Posted Friday, February 24, 2006 by Charlie Trimm

This is a slighty different topic than is usual for this blog, but I thought it would be close enough. It is a paper I am writing for my church history class. I have not yet turned it in, so if you have any helpful comments, I would be appreciative. It'd be kind of cool to quote a blog.

Ever since my time in Israel, I've been interested in anti-semitism and Christianity. A fairly common view is that anti-semitism results directly from Christianity, and that in fact the NT itself is anti-semitic. This paper is an attempt to examine some specific acts of anti-semitism and the links between those attacks and the church.

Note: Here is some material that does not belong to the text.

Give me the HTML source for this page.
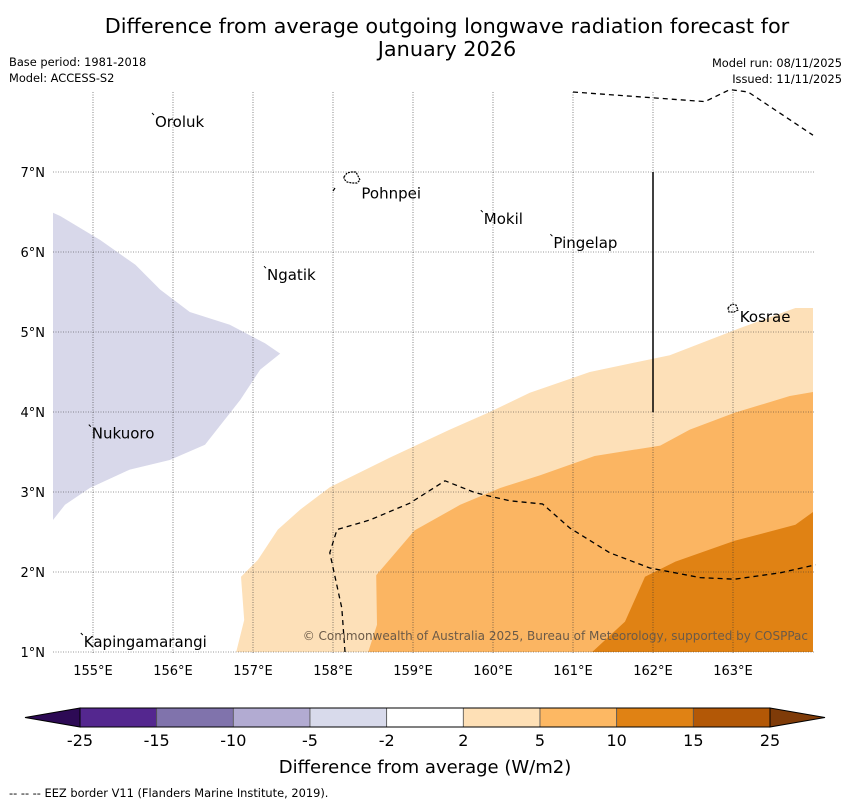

It is rather depressing, but a topic that should be thought about. The first post is a little long, but it tells the gruesome details of the attacks. The next two (shortert) posts will discuss why the attacks happened and their relationship to the church.

The Church and the Attacks on the Jews during the First Crusade

Charlie Trimm


            The Crusades are a blemish on the history of Christianity. Many of the actions that were done in the name of Christ during the Crusades were atrocities. One of these tragedies involves attacks on the Jews by the Crusaders, especially during the First Crusade. While many years have passed, I know after living in Israel that the Jews have not forgotten the Crusades and the atrocities that were done against them and the Muslims.

How do we know about the attacks? What happened in these attacks on the Jews? Why did these attacks happen? What was the role of the church in the attacks? This paper will address these questions, based on the primary sources and the slew of secondary sources that have grown up around the First Crusade.


How Do We Know About the Attacks?

            The primary sources for the attacks are complex. The main sources for the European attacks are the Jewish chronicles. There are three chronicles for the first crusade, the Chronicle of Solomon bar Simson, the Chronicle of Rabbi Eliezer bar Nathan, and the Mainz Anonymous. They have all have been translated into English by Shlomo Eidelberg and are fascinating reading. The chronicles were written in Hebrew and are dripping with references to the Hebrew Bible as the writers try to place the events that just happened into the context of the God of the Bible (Chazan “Hebrew”). These chronicles were not written by eyewitnesses, but include eyewitness testimony. Their date is difficult to determine, although since the Second Crusade is not mentioned, they most likely date from before 1146. There are many theories as to their interrelationship, but it appears that they are not entirely independent, and there is significant doubt that the first was actually written by Solomon bar Simson. Abulafia lists ten different views as to the interrelationship of the chronicles and their respective dates (239).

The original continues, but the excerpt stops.